The U.S. nuclear submarine that participated in the US-led strike on Syria last week is no longer welcome near the Italy’s largest seaports, Newsweek reported.
Ahead of the April 14 strike, the prime minister’s office in Italy released a statement that confirmed Italy would not play any role in an attack on the Syrian government but would offer “logistical support”. On April 17, Italian Prime Minister Paolo Gentiloni supported the strikes against Syria, saying “Italy is not a neutral country”.
On April 17, it appeared that Naples Mayor Luigi de Magistris is unwilling to see the submarine near the city.
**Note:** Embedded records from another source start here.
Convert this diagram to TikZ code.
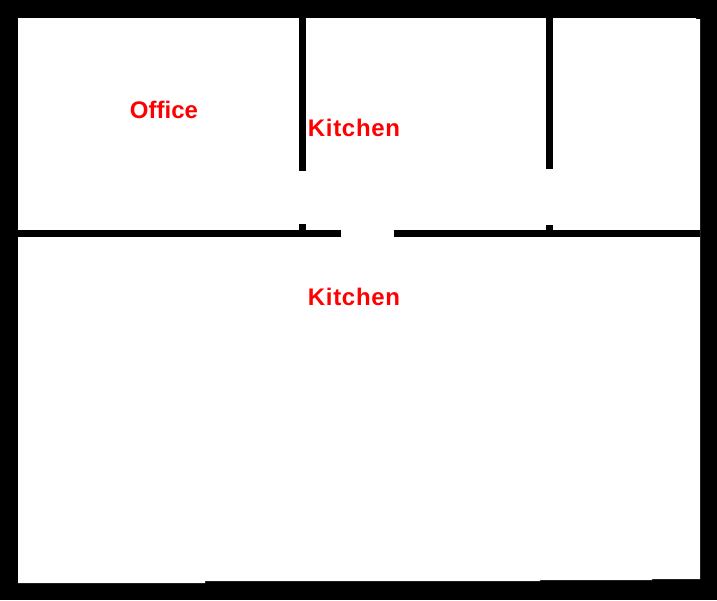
\documentclass[tikz,border=0pt]{standalone}
\usepackage{fontspec}
\setmainfont{Liberation Sans}
\newfontfamily\spacedfont[LetterSpace=3]{Liberation Sans}
\usepackage{tikz}
\usetikzlibrary{positioning}

\begin{document}
\begin{tikzpicture}[x=1pt,y=-1pt]
\tikzstyle{wall} = [fill=black];
\tikzstyle{floor} = [fill=white];
\tikzstyle{room} = [text=red, inner sep=0pt, anchor=base, font=\fontsize{24}{24}\bfseries];
% outer walls
\fill [wall] (0,0) rectangle (717,600);
\fill [floor] (18,18) -- (696,18) -- (696,19) -- (700,19) -- (700,579) -- (652,579)
  -- (652,580) -- (540,580) -- (540,581) -- (205,581) -- (205,583) -- (18,583) -- cycle;
% inner walls
\fill [wall] (299,18) rectangle (306,171);
\fill [wall] (299,224) rectangle (306,230);
\fill [wall] (546,18) rectangle (553,169);
\fill [wall] (546,225) rectangle (553,230);
\fill [wall] (18,230) rectangle (341,237);
\fill [wall] (394,230) rectangle (700,237);
% labels
\node [room] (office) at (164,118) {Office};
\node [room] (kitchenup) at (354,136) {\spacedfont Kitchen};
\node [room] (kitchendown) at (354,305) {\spacedfont Kitchen};
\end{tikzpicture}
\end{document}
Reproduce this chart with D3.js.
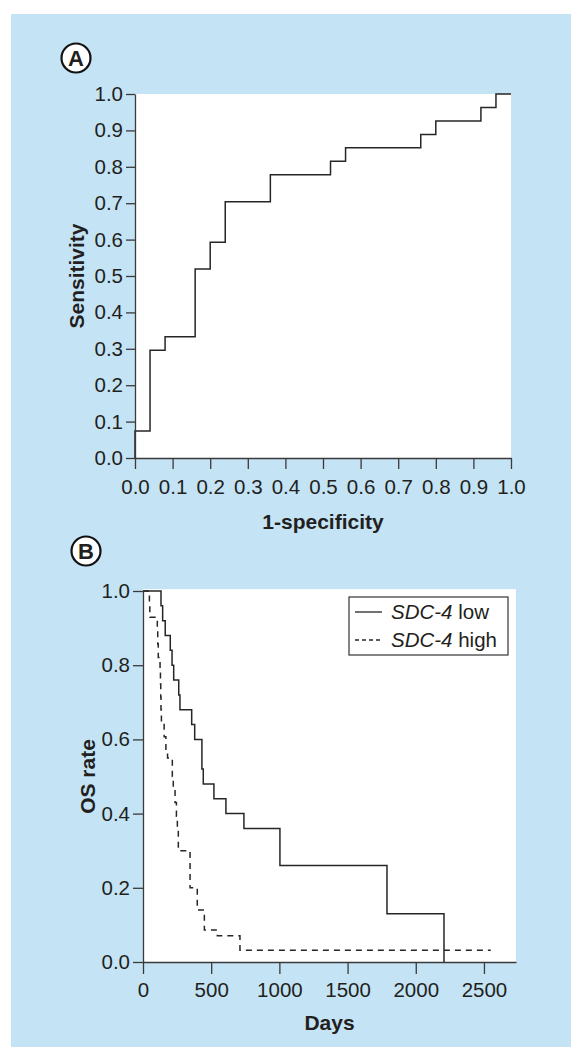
<!DOCTYPE html>
<html>
<head>
<meta charset="utf-8">
<script src="https://cdn.jsdelivr.net/npm/d3@7"></script>
<style>
  html, body { margin: 0; padding: 0; background: #fff; }
  svg { display: block; }
  text { font-family: "Liberation Sans", Arial, Helvetica, sans-serif; fill: #231f20; }
</style>
</head>
<body>
<div id="chart"></div>
<script>
// Panel A: ROC curve (1-specificity, sensitivity)
var rocFpr  = [0, 0, 0.04, 0.04, 0.08, 0.08, 0.16, 0.16, 0.20, 0.20, 0.24, 0.24, 0.36, 0.36, 0.52, 0.52, 0.56, 0.56, 0.76, 0.76, 0.80, 0.80, 0.92, 0.92, 0.96, 0.96, 1.0];
var rocSens = [0, 0.074, 0.074, 0.296, 0.296, 0.333, 0.333, 0.519, 0.519, 0.593, 0.593, 0.704, 0.704, 0.778, 0.778, 0.815, 0.815, 0.852, 0.852, 0.889, 0.889, 0.926, 0.926, 0.963, 0.963, 1.0, 1.0];
var rocTicks = [0, 0.1, 0.2, 0.3, 0.4, 0.5, 0.6, 0.7, 0.8, 0.9, 1.0];

// Panel B: Kaplan-Meier, event day -> survival after it
var lowDays = [0, 132, 144, 163, 200, 213, 225, 262, 271, 357, 379, 432, 442, 520, 608, 740, 1004, 1789, 2207];
var lowSurv = [1.0, 0.96, 0.92, 0.88, 0.84, 0.80, 0.76, 0.72, 0.68, 0.64, 0.60, 0.52, 0.48, 0.44, 0.40, 0.36, 0.26, 0.13, 0.0];
var lowEnd = 2207;
var highDays = [0, 47, 50, 105, 108, 112, 125, 128, 130, 132, 135, 155, 168, 180, 215, 222, 235, 245, 252, 259, 345, 398, 450, 545, 711];
var highSurv = [1.0, 0.964, 0.929, 0.893, 0.857, 0.821, 0.786, 0.75, 0.714, 0.679, 0.645, 0.607, 0.571, 0.55, 0.50, 0.464, 0.43, 0.393, 0.357, 0.30, 0.20, 0.14, 0.086, 0.071, 0.032];
var highEnd = 2550;
var daysTicks = [0, 500, 1000, 1500, 2000, 2500];
var osTicks = [0, 0.2, 0.4, 0.6, 0.8, 1.0];
var seriesNames = ["low", "high"];

var W = 571, H = 1049;
var ink = "#262626";

var svg = d3.select("#chart").append("svg")
  .attr("width", W).attr("height", H);

svg.append("rect")
  .attr("x", 11).attr("y", 14)
  .attr("width", W - 11).attr("height", H - 16)
  .attr("fill", "#c4e4f6");

function styleAxis(g) {
  g.selectAll("path, line").attr("stroke", "#3a3a3a").attr("stroke-width", 1.3);
  g.selectAll("text")
    .attr("fill", "#231f20")
    .style("font-size", "20.5px")
    .style("font-family", '"Liberation Sans", Arial, sans-serif');
}

function panelLabel(cx, cy, letter) {
  svg.append("circle").attr("cx", cx).attr("cy", cy).attr("r", 14.5)
    .attr("fill", "#fff").attr("stroke", "#111").attr("stroke-width", 2.2);
  svg.append("text").attr("x", cx).attr("y", cy + 8)
    .attr("text-anchor", "middle")
    .style("font-size", "22px").style("font-weight", "bold")
    .text(letter);
}

// ---------- panel A ----------
var xA = d3.scaleLinear().domain([0, 1]).range([135, 511]);
var yA = d3.scaleLinear().domain([0, 1]).range([458, 94]);

svg.append("rect")
  .attr("x", xA(0)).attr("y", yA(1))
  .attr("width", xA(1) - xA(0)).attr("height", yA(0) - yA(1))
  .attr("fill", "#fff");

var rocLine = d3.line()
  .x(function(d, i) { return xA(rocFpr[i]); })
  .y(function(d, i) { return yA(rocSens[i]); });

svg.append("path")
  .attr("d", rocLine(rocFpr))
  .attr("fill", "none")
  .attr("stroke", ink)
  .attr("stroke-width", 1.5);

svg.append("g")
  .attr("transform", "translate(" + xA(0) + ",0)")
  .call(d3.axisLeft(yA).tickValues(rocTicks).tickFormat(d3.format(".1f"))
        .tickSize(9).tickSizeOuter(0).tickPadding(3))
  .call(styleAxis);

svg.append("g")
  .attr("transform", "translate(0," + yA(0) + ")")
  .call(d3.axisBottom(xA).tickValues(rocTicks).tickFormat(d3.format(".1f"))
        .tickSize(11).tickSizeOuter(0).tickPadding(10))
  .call(styleAxis);

svg.append("text")
  .attr("x", (xA(0) + xA(1)) / 2).attr("y", 529)
  .attr("text-anchor", "middle")
  .style("font-size", "21px").style("font-weight", "bold")
  .text("1-specificity");

svg.append("text")
  .attr("transform", "translate(84," + (yA(0) + yA(1)) / 2 + ") rotate(-90)")
  .attr("text-anchor", "middle")
  .style("font-size", "21px").style("font-weight", "bold")
  .text("Sensitivity");

panelLabel(76, 58, "A");

// ---------- panel B ----------
var xB = d3.scaleLinear().domain([0, 2735]).range([143, 516]);
var yB = d3.scaleLinear().domain([0, 1]).range([962, 591]);

svg.append("rect")
  .attr("x", xB(0)).attr("y", yB(1.005))
  .attr("width", xB(2735) - xB(0)).attr("height", yB(0) - yB(1.005))
  .attr("fill", "#fff");

function kmPoints(days, surv, end) {
  var pts = [];
  for (var i = 0; i < days.length; i++) {
    if (i > 0) pts.push([days[i], surv[i - 1]]);
    pts.push([days[i], surv[i]]);
  }
  pts.push([end, surv[surv.length - 1]]);
  return pts;
}

var kmLine = d3.line()
  .x(function(d) { return xB(d[0]); })
  .y(function(d) { return yB(d[1]); });

var series = {
  low:  { pts: kmPoints(lowDays, lowSurv, lowEnd), dash: null },
  high: { pts: kmPoints(highDays, highSurv, highEnd), dash: "6,5" }
};

seriesNames.slice().reverse().forEach(function(name) {
  svg.append("path")
    .attr("d", kmLine(series[name].pts))
    .attr("fill", "none")
    .attr("stroke", ink)
    .attr("stroke-width", 1.5)
    .style("stroke-dasharray", series[name].dash);
});

svg.append("g")
  .attr("transform", "translate(" + xB(0) + ",0)")
  .call(d3.axisLeft(yB).tickValues(osTicks).tickFormat(d3.format(".1f"))
        .tickSize(10).tickSizeOuter(0).tickPadding(3))
  .call(styleAxis);

svg.append("g")
  .attr("transform", "translate(0," + yB(0) + ")")
  .call(d3.axisBottom(xB).tickValues(daysTicks).tickFormat(d3.format("d"))
        .tickSize(12).tickSizeOuter(0).tickPadding(8))
  .call(styleAxis);

svg.append("text")
  .attr("x", (xB(0) + xB(2735)) / 2).attr("y", 1030)
  .attr("text-anchor", "middle")
  .style("font-size", "21px").style("font-weight", "bold")
  .text("Days");

svg.append("text")
  .attr("transform", "translate(95," + (yB(0) + yB(1)) / 2 + ") rotate(-90)")
  .attr("text-anchor", "middle")
  .style("font-size", "21px").style("font-weight", "bold")
  .text("OS rate");

panelLabel(86, 551, "B");

// legend
var legend = svg.append("g").attr("transform", "translate(349,597)");
legend.append("rect")
  .attr("width", 159).attr("height", 58)
  .attr("fill", "#fff").attr("stroke", "#333").attr("stroke-width", 1.2);

seriesNames.forEach(function(name, i) {
  var ly = 15 + i * 28;
  legend.append("line")
    .attr("x1", 6).attr("x2", 33).attr("y1", ly).attr("y2", ly)
    .attr("stroke", ink).attr("stroke-width", 1.3)
    .style("stroke-dasharray", series[name].dash ? "4,3" : null);
  var t = legend.append("text").attr("x", 42).attr("y", ly + 7)
    .style("font-size", "20.5px");
  t.append("tspan").style("font-style", "italic").text("SDC-4");
  t.append("tspan").text(" " + name);
});
</script>
</body>
</html>
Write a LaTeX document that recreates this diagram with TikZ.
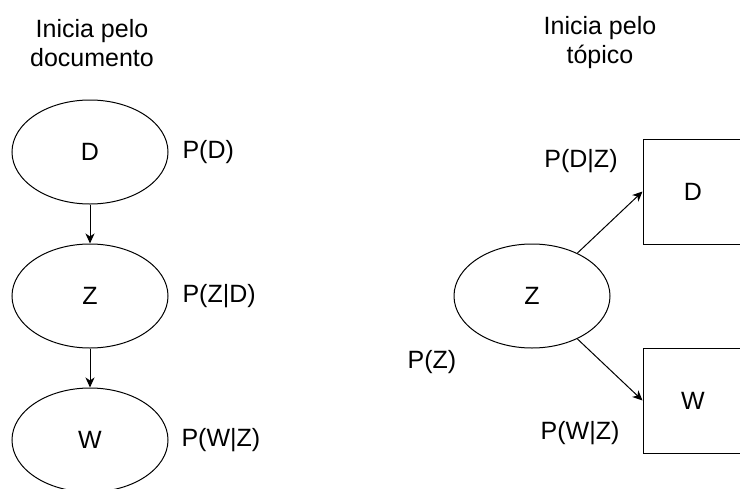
\documentclass[tikz,border=0pt]{standalone}
\usepackage{fontspec}
\setmainfont{Liberation Sans}
\usetikzlibrary{shapes.geometric,arrows.meta}
\tikzset{
    var/.style={draw,ellipse,minimum width=156pt,minimum height=104pt,inner sep=0pt},
    caixa/.style={draw,rectangle,minimum width=100pt,minimum height=105pt,inner sep=0pt},
    prob/.style={inner sep=0pt},
    seta/.style={-{Stealth[length=10pt,width=9pt,inset=3pt]}},
  }
\begin{document}
\begin{tikzpicture}[x=1pt,y=-1pt,line width=1pt,font=\fontsize{25}{29}\selectfont]
    %cadre de la figure
    \clip (0,0) rectangle (740,488);
    %modele : document -> topico -> palavra
    \node[align=center](titD) at (92,43) {Inicia pelo\\documento};
    \node[var](D) at (90,152) {D};
    \node[var](Z) at (90,296) {Z};
    \node[var](W) at (90,440) {W};
    \node[prob,anchor=west](pD) at (182,152) {P(D)};
    \node[prob,anchor=west](pZD) at (182,296) {P(Z|D)};
    \node[prob,anchor=west](pWZ) at (181,440) {P(W|Z)};
    \draw[seta] (D) -- (Z);
    \draw[seta] (Z) -- (W);
    %modele : topico -> (documento, palavra)
    \node[align=center](titZ) at (600,43) {Inicia pelo\\tópico};
    \node[var](Zt) at (532,296) {Z};
    \node[caixa](Dt) at (693,191.5) {D};
    \node[caixa](Wt) at (693,400.5) {W};
    \node[prob](pZ) at (432,362) {P(Z)};
    \node[prob](pDZ) at (581,161) {P(D|Z)};
    \node[prob](pWZt) at (580,433) {P(W|Z)};
    \draw[seta] (Zt) -- (Dt.west);
    \draw[seta] (Zt) -- (Wt.west);
\end{tikzpicture}
\end{document}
De Magistris wrote to Rear Admiral Arturo Faraone, head of Naples’ port authority, to express his disapproval that Faraone had allowed the U.S.S. John Warner to pass through the Gulf of Naples on March 20.
According to Italian newspaper La Repubblica, De Magistris stated that he had designated the city a “denuclearized zone” in the 2015 act that sought to “prohibit docking and parking of any vessel that is nuclear-powered or contains nuclear weapons”. It declared Naples a “city of peace”.
The Mayor emphasized that the submarine’s involvement in the Syria strike strengthened his attitude.
“Our administration is not against anyone but it is in favor of policies of peace, disarmament and international cooperation,” de Magistris told Italian news agency Agenzia Nazionale Stampa Associata on April 16.
Faraone shared the Mayor’s opinion, but stressed that the issue wasn’t under his jurisdiction, but that of the Italian Ministry of Defense
On April 17, de Magistris also told the Italian daily Il Mattino:
“We hope that the national government and the governments of other countries in the future will refrain from allowing these types of ships to transit or stop in the harbor”.